[SET EXERCISE] Using the entries shown below, output the line containing "Write a Python", the line containing "W, H = 720, 540", and every line between them, exactly. Pictures are omitted.

* * * * * * * * *

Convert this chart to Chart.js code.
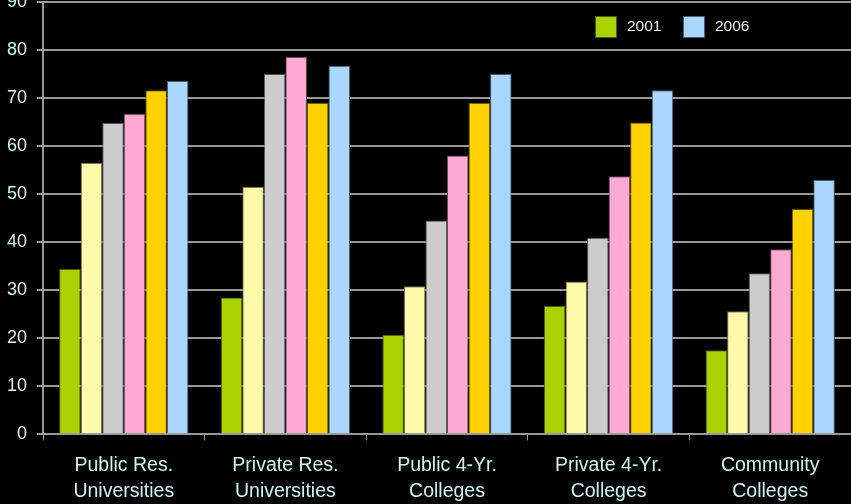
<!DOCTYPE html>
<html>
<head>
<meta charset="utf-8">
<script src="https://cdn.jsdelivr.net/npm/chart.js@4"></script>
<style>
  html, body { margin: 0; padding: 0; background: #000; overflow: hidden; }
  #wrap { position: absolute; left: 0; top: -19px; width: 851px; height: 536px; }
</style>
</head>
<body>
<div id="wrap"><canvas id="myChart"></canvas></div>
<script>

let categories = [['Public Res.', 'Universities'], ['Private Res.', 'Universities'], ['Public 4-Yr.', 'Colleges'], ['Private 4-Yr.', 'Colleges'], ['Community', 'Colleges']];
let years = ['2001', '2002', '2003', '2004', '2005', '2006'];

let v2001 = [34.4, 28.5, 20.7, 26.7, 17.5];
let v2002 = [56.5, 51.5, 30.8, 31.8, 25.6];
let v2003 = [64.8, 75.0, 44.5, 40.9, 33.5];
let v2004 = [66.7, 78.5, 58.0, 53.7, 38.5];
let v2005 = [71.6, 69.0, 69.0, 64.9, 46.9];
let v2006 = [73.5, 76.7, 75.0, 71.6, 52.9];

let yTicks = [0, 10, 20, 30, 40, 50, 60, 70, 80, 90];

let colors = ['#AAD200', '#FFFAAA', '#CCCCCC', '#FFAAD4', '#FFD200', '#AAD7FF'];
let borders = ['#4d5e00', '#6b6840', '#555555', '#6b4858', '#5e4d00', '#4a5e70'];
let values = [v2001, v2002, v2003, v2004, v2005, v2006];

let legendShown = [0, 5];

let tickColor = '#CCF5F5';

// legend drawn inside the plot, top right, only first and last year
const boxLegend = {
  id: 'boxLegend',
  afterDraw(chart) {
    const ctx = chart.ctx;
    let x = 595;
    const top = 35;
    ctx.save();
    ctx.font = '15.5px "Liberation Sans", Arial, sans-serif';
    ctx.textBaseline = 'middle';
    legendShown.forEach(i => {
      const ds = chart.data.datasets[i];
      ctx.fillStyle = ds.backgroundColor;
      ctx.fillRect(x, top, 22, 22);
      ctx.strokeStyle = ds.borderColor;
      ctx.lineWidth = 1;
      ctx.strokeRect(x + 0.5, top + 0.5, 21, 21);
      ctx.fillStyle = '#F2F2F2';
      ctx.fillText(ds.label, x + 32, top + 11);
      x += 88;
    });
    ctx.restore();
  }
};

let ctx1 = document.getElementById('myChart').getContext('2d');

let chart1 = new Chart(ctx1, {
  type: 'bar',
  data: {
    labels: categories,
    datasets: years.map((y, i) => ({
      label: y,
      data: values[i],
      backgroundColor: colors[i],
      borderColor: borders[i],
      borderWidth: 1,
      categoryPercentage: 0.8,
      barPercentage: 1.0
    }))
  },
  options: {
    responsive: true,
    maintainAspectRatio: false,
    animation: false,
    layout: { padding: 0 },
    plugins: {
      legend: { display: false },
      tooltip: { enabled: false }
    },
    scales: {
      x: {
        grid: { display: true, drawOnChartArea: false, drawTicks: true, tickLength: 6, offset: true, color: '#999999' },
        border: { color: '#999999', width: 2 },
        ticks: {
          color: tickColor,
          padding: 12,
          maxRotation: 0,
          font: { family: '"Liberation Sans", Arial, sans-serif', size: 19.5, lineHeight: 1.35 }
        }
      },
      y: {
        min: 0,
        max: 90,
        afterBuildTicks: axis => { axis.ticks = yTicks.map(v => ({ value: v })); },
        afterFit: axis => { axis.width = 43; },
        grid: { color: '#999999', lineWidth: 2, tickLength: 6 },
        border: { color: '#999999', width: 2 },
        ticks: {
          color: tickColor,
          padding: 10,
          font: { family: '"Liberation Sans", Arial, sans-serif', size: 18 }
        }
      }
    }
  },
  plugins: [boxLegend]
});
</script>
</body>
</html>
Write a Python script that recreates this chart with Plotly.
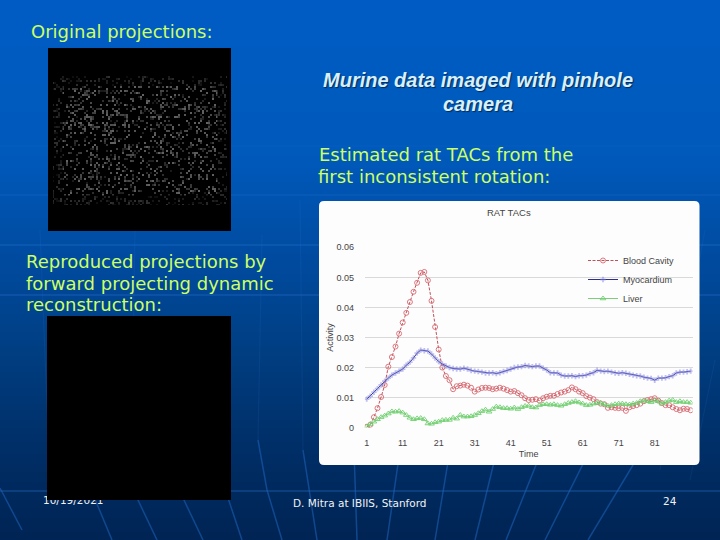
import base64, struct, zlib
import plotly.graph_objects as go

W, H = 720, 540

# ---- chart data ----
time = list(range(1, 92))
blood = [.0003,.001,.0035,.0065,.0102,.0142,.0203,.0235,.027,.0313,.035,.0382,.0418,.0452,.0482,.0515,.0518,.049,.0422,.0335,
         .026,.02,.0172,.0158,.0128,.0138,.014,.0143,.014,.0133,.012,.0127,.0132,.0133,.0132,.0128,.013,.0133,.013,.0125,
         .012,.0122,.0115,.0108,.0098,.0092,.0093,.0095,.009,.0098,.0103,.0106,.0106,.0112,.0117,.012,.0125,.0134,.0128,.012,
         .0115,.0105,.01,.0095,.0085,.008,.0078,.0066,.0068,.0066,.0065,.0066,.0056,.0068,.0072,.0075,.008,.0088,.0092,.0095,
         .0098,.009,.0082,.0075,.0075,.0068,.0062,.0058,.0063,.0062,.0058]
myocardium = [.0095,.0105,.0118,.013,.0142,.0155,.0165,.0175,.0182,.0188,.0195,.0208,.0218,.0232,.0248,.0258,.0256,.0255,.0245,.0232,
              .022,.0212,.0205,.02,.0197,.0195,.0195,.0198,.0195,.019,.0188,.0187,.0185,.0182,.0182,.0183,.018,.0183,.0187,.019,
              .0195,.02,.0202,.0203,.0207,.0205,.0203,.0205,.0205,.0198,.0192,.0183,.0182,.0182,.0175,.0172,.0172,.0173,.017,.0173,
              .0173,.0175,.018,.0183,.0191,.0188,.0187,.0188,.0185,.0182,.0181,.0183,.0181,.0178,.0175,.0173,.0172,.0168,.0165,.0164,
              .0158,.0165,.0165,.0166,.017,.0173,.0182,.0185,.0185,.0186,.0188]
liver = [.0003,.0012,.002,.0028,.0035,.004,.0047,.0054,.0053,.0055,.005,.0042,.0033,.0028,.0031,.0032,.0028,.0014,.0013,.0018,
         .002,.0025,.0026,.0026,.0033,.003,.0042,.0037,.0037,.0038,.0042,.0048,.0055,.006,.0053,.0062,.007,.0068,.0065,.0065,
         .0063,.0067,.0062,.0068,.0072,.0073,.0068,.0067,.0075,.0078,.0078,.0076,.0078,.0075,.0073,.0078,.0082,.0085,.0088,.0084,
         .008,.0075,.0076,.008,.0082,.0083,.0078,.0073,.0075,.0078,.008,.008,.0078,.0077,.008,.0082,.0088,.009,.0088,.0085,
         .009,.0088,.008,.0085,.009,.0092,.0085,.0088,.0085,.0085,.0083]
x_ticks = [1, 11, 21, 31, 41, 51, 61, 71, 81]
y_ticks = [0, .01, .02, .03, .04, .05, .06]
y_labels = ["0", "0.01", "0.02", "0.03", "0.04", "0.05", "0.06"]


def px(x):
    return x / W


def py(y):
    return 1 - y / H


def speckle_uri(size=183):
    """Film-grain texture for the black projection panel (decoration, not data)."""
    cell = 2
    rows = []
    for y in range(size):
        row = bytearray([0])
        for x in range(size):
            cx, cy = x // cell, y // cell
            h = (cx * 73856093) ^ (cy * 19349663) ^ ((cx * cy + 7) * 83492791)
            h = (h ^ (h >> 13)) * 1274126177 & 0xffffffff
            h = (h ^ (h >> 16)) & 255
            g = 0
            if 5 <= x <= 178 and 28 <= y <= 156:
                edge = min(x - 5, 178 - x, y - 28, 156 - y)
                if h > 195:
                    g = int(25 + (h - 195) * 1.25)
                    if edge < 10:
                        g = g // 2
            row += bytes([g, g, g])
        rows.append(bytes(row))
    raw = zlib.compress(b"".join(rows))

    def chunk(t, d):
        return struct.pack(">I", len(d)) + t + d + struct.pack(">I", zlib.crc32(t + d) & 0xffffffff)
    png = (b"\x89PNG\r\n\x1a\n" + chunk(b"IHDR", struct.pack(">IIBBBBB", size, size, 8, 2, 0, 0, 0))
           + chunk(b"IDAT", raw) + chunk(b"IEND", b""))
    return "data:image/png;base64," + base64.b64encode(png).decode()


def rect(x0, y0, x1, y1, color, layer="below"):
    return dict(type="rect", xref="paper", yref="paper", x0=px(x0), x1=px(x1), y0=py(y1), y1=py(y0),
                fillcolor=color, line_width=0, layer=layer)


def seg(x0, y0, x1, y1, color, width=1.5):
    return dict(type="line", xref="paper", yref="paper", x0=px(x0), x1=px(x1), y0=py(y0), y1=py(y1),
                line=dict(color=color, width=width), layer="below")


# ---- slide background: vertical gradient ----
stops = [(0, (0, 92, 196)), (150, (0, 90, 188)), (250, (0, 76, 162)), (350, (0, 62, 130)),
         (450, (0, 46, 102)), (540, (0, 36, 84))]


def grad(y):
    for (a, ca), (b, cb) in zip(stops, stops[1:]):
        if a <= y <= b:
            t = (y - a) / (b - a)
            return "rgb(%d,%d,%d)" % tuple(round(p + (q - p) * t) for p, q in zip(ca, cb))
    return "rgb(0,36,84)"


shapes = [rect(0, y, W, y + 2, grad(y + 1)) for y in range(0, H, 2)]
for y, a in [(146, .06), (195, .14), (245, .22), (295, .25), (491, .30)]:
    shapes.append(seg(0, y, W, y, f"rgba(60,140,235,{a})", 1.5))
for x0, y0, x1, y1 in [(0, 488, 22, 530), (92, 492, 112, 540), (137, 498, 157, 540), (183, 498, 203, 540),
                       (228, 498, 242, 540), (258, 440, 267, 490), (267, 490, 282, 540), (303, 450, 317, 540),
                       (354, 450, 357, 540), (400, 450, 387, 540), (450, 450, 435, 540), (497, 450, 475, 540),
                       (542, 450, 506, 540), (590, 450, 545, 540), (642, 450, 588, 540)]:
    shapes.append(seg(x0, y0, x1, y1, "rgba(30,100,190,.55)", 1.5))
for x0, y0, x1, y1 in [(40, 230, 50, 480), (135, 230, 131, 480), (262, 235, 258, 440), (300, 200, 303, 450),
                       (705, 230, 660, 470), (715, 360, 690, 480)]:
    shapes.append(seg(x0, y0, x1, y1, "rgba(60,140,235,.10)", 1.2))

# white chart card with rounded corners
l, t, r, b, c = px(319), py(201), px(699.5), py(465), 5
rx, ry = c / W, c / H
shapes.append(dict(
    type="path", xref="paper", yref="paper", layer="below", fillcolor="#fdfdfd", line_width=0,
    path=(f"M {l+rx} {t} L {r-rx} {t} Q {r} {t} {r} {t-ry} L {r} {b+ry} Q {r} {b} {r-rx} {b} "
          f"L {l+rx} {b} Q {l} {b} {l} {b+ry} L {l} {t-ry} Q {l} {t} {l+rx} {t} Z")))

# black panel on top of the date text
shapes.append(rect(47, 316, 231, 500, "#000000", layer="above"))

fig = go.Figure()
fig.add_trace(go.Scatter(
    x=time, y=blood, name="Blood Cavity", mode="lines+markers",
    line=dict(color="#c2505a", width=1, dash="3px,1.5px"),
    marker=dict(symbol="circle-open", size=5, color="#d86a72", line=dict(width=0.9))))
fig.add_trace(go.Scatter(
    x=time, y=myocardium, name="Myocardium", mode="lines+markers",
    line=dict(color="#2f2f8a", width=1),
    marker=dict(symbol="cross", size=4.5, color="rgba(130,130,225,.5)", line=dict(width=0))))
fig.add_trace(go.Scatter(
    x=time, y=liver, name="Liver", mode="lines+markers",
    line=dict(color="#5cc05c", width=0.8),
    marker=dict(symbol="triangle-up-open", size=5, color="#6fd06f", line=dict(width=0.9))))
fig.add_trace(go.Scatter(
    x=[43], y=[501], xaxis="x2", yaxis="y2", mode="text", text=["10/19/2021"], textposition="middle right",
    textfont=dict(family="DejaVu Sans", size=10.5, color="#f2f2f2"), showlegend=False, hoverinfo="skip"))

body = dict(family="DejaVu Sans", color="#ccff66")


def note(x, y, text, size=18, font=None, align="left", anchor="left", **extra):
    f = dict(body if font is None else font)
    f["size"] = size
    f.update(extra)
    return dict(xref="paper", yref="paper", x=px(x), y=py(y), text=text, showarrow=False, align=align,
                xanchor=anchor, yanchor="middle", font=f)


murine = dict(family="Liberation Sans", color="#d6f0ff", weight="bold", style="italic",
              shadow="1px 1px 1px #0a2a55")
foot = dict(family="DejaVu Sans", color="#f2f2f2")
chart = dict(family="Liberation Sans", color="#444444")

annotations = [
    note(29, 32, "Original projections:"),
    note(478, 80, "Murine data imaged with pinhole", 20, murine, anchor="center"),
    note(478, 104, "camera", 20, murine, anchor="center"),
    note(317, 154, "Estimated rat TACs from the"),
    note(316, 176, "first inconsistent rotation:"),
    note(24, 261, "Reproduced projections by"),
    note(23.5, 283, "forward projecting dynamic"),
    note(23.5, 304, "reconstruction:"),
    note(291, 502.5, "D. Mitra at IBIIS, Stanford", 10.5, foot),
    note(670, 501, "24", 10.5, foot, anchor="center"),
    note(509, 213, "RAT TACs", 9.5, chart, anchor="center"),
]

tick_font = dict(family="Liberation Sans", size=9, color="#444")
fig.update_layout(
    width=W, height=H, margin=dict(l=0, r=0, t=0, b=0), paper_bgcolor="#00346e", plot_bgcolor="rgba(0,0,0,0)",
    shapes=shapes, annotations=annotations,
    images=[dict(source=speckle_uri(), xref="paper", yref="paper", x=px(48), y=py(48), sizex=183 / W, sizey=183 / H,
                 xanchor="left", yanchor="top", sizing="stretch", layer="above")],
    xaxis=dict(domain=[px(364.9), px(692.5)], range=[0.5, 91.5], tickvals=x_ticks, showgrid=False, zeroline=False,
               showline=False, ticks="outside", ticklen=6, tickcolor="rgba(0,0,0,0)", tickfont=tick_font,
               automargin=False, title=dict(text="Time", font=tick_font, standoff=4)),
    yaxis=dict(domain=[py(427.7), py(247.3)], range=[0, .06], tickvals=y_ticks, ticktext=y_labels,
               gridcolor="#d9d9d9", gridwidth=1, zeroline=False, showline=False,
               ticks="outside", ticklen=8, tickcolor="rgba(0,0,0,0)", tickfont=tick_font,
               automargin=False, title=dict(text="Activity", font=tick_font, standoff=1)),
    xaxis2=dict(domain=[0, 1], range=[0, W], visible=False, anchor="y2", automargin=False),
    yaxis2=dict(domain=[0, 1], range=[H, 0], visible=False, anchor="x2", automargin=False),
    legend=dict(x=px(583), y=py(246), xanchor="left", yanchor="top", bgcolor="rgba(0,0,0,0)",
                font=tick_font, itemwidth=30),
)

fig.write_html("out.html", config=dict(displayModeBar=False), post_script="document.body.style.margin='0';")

* * * * * * * * *

[TASK ANSWER]
Write a Python script that recreates this chart with Plotly.
import base64, struct, zlib
import plotly.graph_objects as go

W, H = 720, 540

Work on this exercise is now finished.